Der Europäische Rat und die Europäische Kommission können nach näherer Maßgabe des EU-Vertrags unter anderem Verordnungen erlassen. Diese haben allgemeine Geltung; sie sind in allen ihren Teilen verbindlich und gelten unmittelbar in jedem Mitgliedstaat. Die EU-Verordnungen sind Akte einer besonderen, durch den EU-Vertrag geschaffenen, von der Staatsgewalt der Mitgliedstaaten deutlich geschiedenen supranationalen öffentlichen Gewalt.
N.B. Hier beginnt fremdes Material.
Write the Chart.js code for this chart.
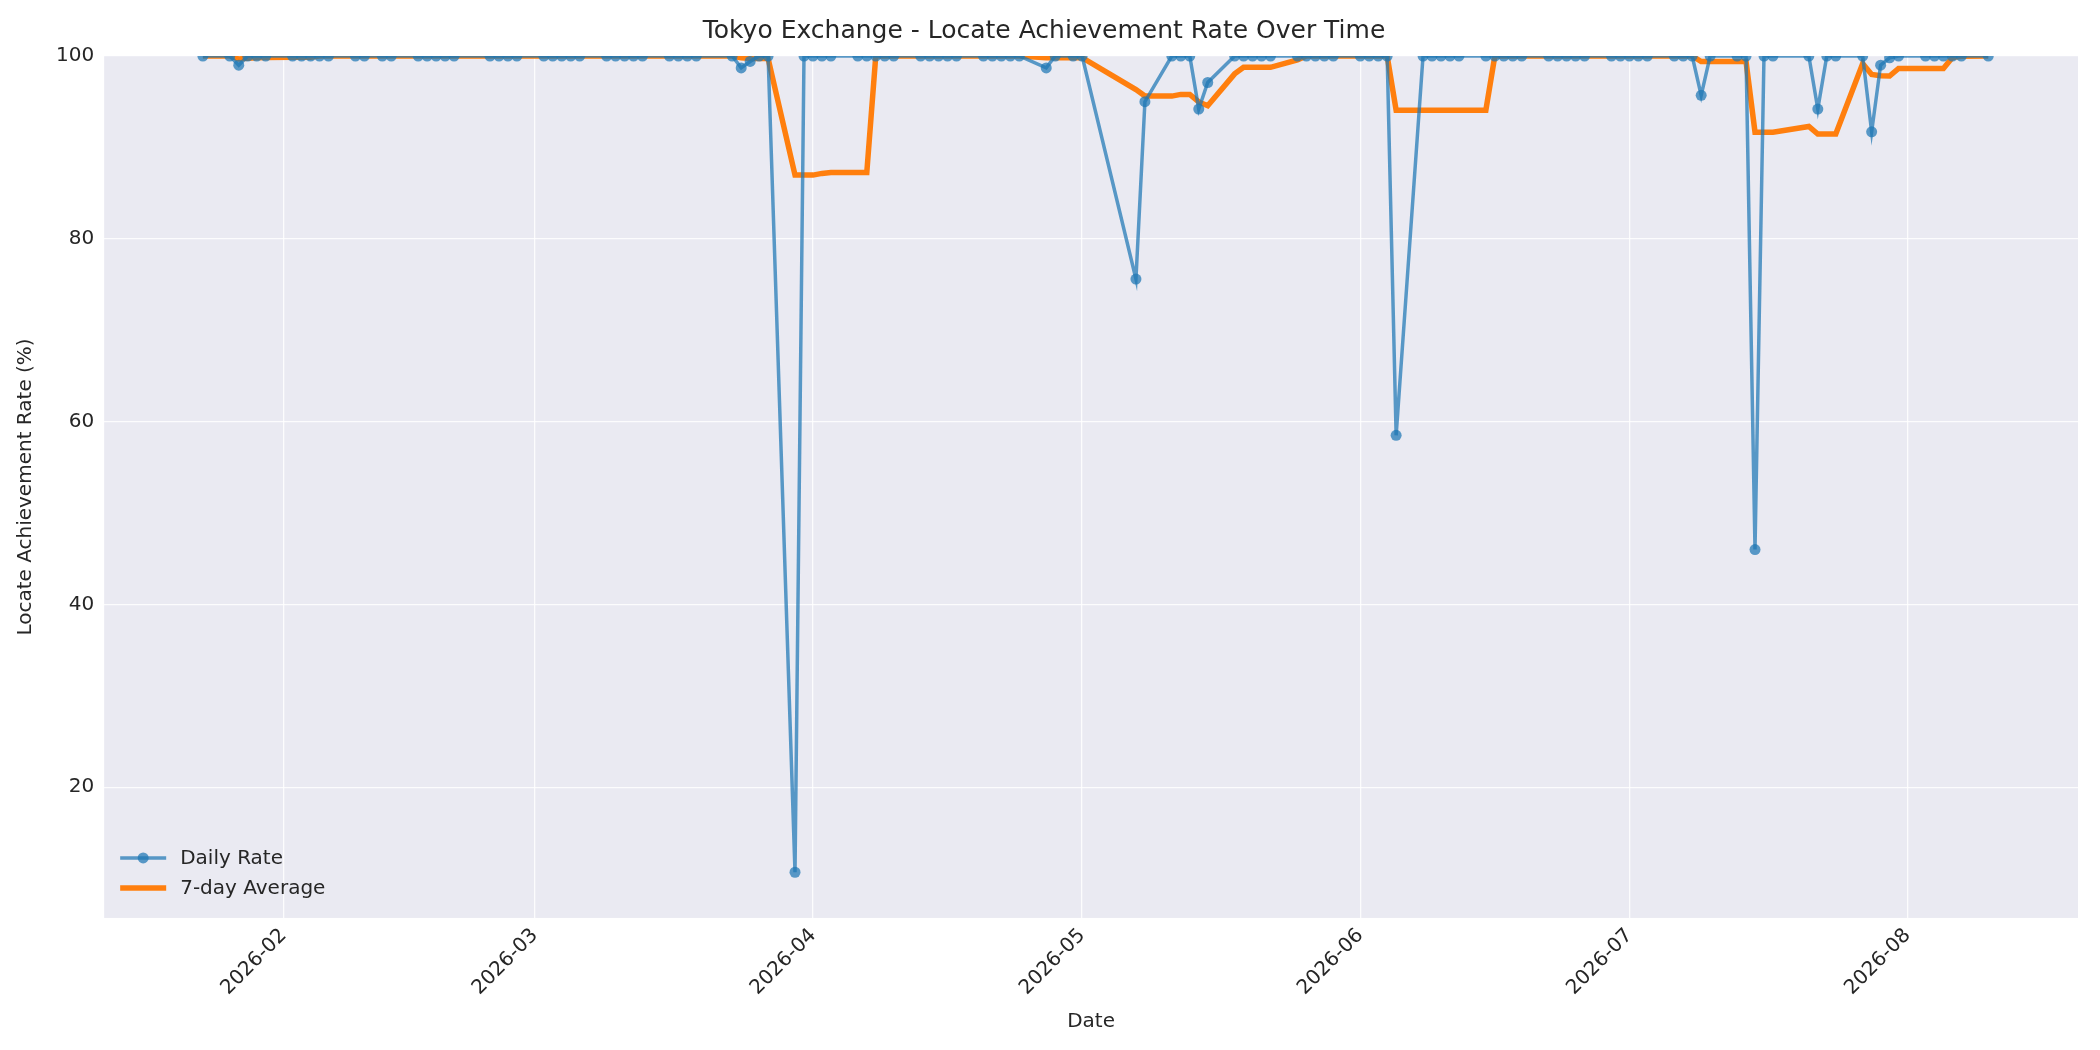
<!DOCTYPE html>
<html>
<head>
<meta charset="utf-8">
<script src="https://cdn.jsdelivr.net/npm/chart.js@4.4.1/dist/chart.umd.min.js"></script>
<style>
  html, body { margin: 0; padding: 0; background: #fff; }
  #wrap { width: 2100px; height: 1050px; }
</style>
</head>
<body>
<div id="wrap"><canvas id="chart"></canvas></div>
<script>
// Días hábiles con dato (Tokio), y la tasa diaria
const fechas = [
  '2026-01-23','2026-01-26','2026-01-27','2026-01-28','2026-01-29','2026-01-30',
  '2026-02-02','2026-02-03','2026-02-04','2026-02-05','2026-02-06','2026-02-09','2026-02-10','2026-02-12','2026-02-13',
  '2026-02-16','2026-02-17','2026-02-18','2026-02-19','2026-02-20','2026-02-24','2026-02-25','2026-02-26','2026-02-27',
  '2026-03-02','2026-03-03','2026-03-04','2026-03-05','2026-03-06','2026-03-09','2026-03-10','2026-03-11','2026-03-12','2026-03-13',
  '2026-03-16','2026-03-17','2026-03-18','2026-03-19','2026-03-23','2026-03-24','2026-03-25','2026-03-26','2026-03-27','2026-03-30','2026-03-31',
  '2026-04-01','2026-04-02','2026-04-03','2026-04-06','2026-04-07','2026-04-08','2026-04-09','2026-04-10','2026-04-13','2026-04-14',
  '2026-04-15','2026-04-16','2026-04-17','2026-04-20','2026-04-21','2026-04-22','2026-04-23','2026-04-24','2026-04-27','2026-04-28','2026-04-30',
  '2026-05-01','2026-05-07','2026-05-08','2026-05-11','2026-05-12','2026-05-13','2026-05-14','2026-05-15','2026-05-18',
  '2026-05-19','2026-05-20','2026-05-21','2026-05-22','2026-05-25','2026-05-26','2026-05-27','2026-05-28','2026-05-29',
  '2026-06-01','2026-06-02','2026-06-03','2026-06-04','2026-06-05','2026-06-08','2026-06-09','2026-06-10','2026-06-11','2026-06-12',
  '2026-06-15','2026-06-16','2026-06-17','2026-06-18','2026-06-19','2026-06-22','2026-06-23','2026-06-24','2026-06-25','2026-06-26','2026-06-29','2026-06-30',
  '2026-07-01','2026-07-02','2026-07-03','2026-07-06','2026-07-07','2026-07-08','2026-07-09','2026-07-10','2026-07-13','2026-07-14','2026-07-15',
  '2026-07-16','2026-07-17','2026-07-21','2026-07-22','2026-07-23','2026-07-24','2026-07-27','2026-07-28','2026-07-29','2026-07-30','2026-07-31',
  '2026-08-03','2026-08-04','2026-08-05','2026-08-06','2026-08-07','2026-08-10'
];
const tasaDiaria = [
  100,100,99.0,100,100,100,
  100,100,100,100,100,100,100,100,100,
  100,100,100,100,100,100,100,100,100,
  100,100,100,100,100,100,100,100,100,100,
  100,100,100,100,100,98.7,99.4,100,100,10.7,100,
  100,100,100,100,100,100,100,100,100,100,
  100,100,100,100,100,100,100,100,98.7,100,100,
  100,75.6,95.0,100,100,100,94.2,97.1,100,
  100,100,100,100,100,100,100,100,100,
  100,100,100,100,58.5,100,100,100,100,100,
  100,100,100,100,100,100,100,100,100,100,100,100,
  100,100,100,100,100,100,95.7,100,100,100,46.0,
  100,100,100,94.2,100,100,100,91.7,99.0,99.8,100,
  100,100,100,100,100,100
];
const marcasMes = ['2026-02-01','2026-03-01','2026-04-01','2026-05-01','2026-06-01','2026-07-01','2026-08-01'];
const marcasY = [20, 40, 60, 80, 100];
const VENTANA = 7;

const COLOR_DIARIA = 'rgba(31,119,180,0.72)';
const COLOR_PROMEDIO = '#ff7f0e';

const aMs = s => Date.parse(s + 'T00:00:00Z');

// Promedio móvil de 7 observaciones (con lo que haya al principio)
function promedioMovil(valores, n) {
  return valores.map((_, i) => {
    let desde = Math.max(0, i - n + 1);
    let trozo = valores.slice(desde, i + 1);
    return trozo.reduce((a, b) => a + b, 0) / trozo.length;
  });
}

const puntosDiarios = fechas.map((f, i) => ({ x: aMs(f), y: tasaDiaria[i] }));
const promedio = promedioMovil(tasaDiaria, VENTANA);
const puntosPromedio = fechas.map((f, i) => ({ x: aMs(f), y: promedio[i] }));

const fondoArea = {
  id: 'fondoArea',
  beforeDraw(chart) {
    const { ctx, chartArea: a } = chart;
    ctx.save();
    ctx.fillStyle = '#eaeaf2';
    ctx.fillRect(a.left, a.top, a.right - a.left, a.bottom - a.top);
    ctx.restore();
  }
};

// Leyenda adentro, abajo a la izquierda (como la de matplotlib)
const leyendaAdentro = {
  id: 'leyendaAdentro',
  afterDraw(chart) {
    const { ctx, chartArea: a } = chart;
    const items = [
      { txt: 'Daily Rate', color: COLOR_DIARIA, ancho: 3.5, punto: true },
      { txt: '7-day Average', color: COLOR_PROMEDIO, ancho: 5.5, punto: false }
    ];
    ctx.save();
    ctx.font = '20px "DejaVu Sans", sans-serif';
    ctx.textBaseline = 'middle';
    items.forEach((it, i) => {
      let y = a.bottom - 60 + i * 30;
      let x0 = a.left + 16;
      ctx.strokeStyle = it.color;
      ctx.lineWidth = it.ancho;
      ctx.beginPath(); ctx.moveTo(x0, y); ctx.lineTo(x0 + 46, y); ctx.stroke();
      if (it.punto) {
        ctx.fillStyle = it.color;
        ctx.beginPath(); ctx.arc(x0 + 23, y, 5.5, 0, Math.PI * 2); ctx.fill();
      }
      ctx.fillStyle = '#262626';
      ctx.fillText(it.txt, x0 + 60, y + 1);
    });
    ctx.restore();
  }
};

Chart.defaults.font.family = '"DejaVu Sans", sans-serif';
Chart.defaults.color = '#262626';

new Chart(document.getElementById('chart'), {
  type: 'line',
  data: {
    datasets: [
      {
        label: 'Daily Rate', data: puntosDiarios,
        borderColor: COLOR_DIARIA, backgroundColor: COLOR_DIARIA,
        borderWidth: 3.5, pointRadius: 5.5, pointBorderWidth: 0, tension: 0
      },
      {
        label: '7-day Average', data: puntosPromedio,
        borderColor: COLOR_PROMEDIO, backgroundColor: COLOR_PROMEDIO,
        borderWidth: 5.5, pointRadius: 0, tension: 0
      }
    ]
  },
  options: {
    responsive: true, maintainAspectRatio: false, animation: false,
    layout: { padding: { left: 10, right: 22, top: 4, bottom: 12 } },
    plugins: {
      legend: { display: false },
      tooltip: { enabled: false },
      title: {
        display: true, text: 'Tokyo Exchange - Locate Achievement Rate Over Time',
        font: { size: 25, weight: 'normal' }, color: '#262626', padding: { top: 12, bottom: 10 }
      }
    },
    scales: {
      x: {
        type: 'linear',
        min: aMs('2026-01-12'), max: aMs('2026-08-20'),
        afterBuildTicks: ax => { ax.ticks = marcasMes.map(m => ({ value: aMs(m) })); },
        ticks: {
          callback: v => new Date(v).toISOString().slice(0, 7),
          maxRotation: 45, minRotation: 45, font: { size: 20 }, padding: 6
        },
        grid: { color: 'rgba(255,255,255,0.85)', lineWidth: 1.3, drawTicks: false },
        border: { display: false },
        title: { display: true, text: 'Date', font: { size: 20 }, padding: { top: 4 } }
      },
      y: {
        min: 5.7, max: 100,
        afterBuildTicks: ax => { ax.ticks = marcasY.map(v => ({ value: v })); },
        ticks: { font: { size: 20 }, padding: 10 },
        grid: { color: 'rgba(255,255,255,0.85)', lineWidth: 1.3, drawTicks: false },
        border: { display: false },
        title: { display: true, text: 'Locate Achievement Rate (%)', font: { size: 20 }, padding: { bottom: 8 } }
      }
    }
  },
  plugins: [fondoArea, leyendaAdentro]
});
</script>
</body>
</html>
Die Organe der EU üben bestimmte Hoheitsrechte aus, deren sich die Mitgliedstaaten zugunsten der von ihnen gegründeten Gemeinschaft entäußert haben. Die europäische Gemeinschaft ist selbst kein Staat, auch kein Bundesstaat. Sie ist eine im Prozess fortschreitender Integration stehende Gemeinschaft eigener Art, eine zwischenstaatliche Einrichtung im Sinne des Art. 24 Abs. 1 GG, auf die die Bundesrepublik Deutschland – wie die übrigen Mitgliedstaaten – bestimmte Hoheitsrechte „übertragen“ hat. Damit ist eine neue öffentliche Gewalt entstanden, die gegenüber der Staatsgewalt der einzelnen Mitgliedstaaten selbstständig und unabhängig ist. Ihre Akte brauchen daher von den Mitgliedstaaten weder ratifiziert zu werden noch können sie von ihnen aufgehoben werden. Die von den Gemeinschaftsorganen im Rahmen ihrer vertragsgemäßen Kompetenzen erlassenen Rechtsvorschriften, das „sekundäre Gemeinschaftsrecht“, bilden eine eigene - dritte - Rechtsordnung, deren Normen weder Völkerrecht noch nationales Recht der Mitgliedstaaten sind. Das Gemeinschaftsrecht und das innerstaatliche Recht der Mitgliedstaaten sind zwei selbstständige, voneinander verschiedene – aber gleichrangige – Rechtsordnungen. Das neue, säkulare Europäische Recht fließt aus einer autonomen Rechtsquelle, der Sammlung der Rechtsprechung der Europäischen Gerichtshöfe. Spätestens seit der Solange II-Entscheidung von 1986 ist aber rechtlich klar, dass auch die Entscheidungen des Bundesverfassungsgerichts diese Rechtsquelle „unterirdisch“ speisen.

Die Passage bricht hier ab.